Sauvegarder un patrimoine

Ce travail est coordonné sur place par une journaliste mauricienne, Shenaz Patel, et l’ethnomusicologue de l’association réunionnaise, Fanie Précourt. La technique est assurée par Philippe de Magnée, un ingénieur du son belge qui a vécu à Maurice à la fin des années 70 et début 80 et a réalisé, à l’époque, beaucoup d’enregistrements "live" de musiques traditionnelles avec le même souci d’authenticité.

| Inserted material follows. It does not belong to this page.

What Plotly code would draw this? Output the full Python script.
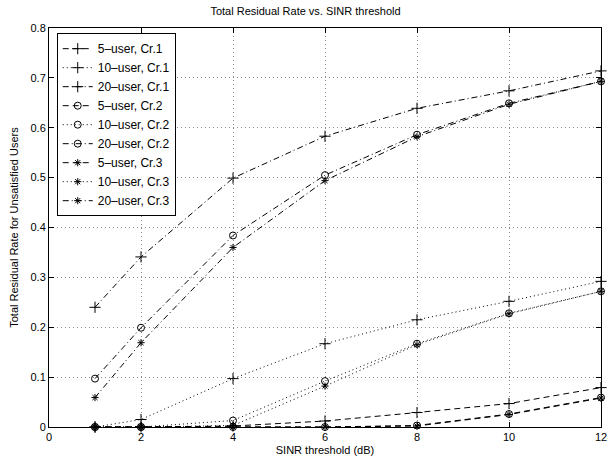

Pour Alain Courbis, il était essentiel de réagir rapidement à la sauvegarde de ce patrimoine en danger. « Nous sommes véritablement ici en présence d’un patrimoine en voie de disparition. Au-delà de la "mondialisation" qui met en péril des traditions un peu partout, il est évident que ce phénomène a été activé par le déplacement des Chagossiens que l’on a coupés de leur environnement et de leur mode de vie », a-t-il dit.
La suite logique de ce travail de collecte sera l’édition, avant la fin de 2003, d’un CD sous le label "Takamba". Après un CD en deux volumes sur les musiques traditionnelles de Rodrigues sortis en 2001, le PRMA veut poursuivre avec la production chagossienne sa mission de sauvegarde des musiques de l’océan Indien.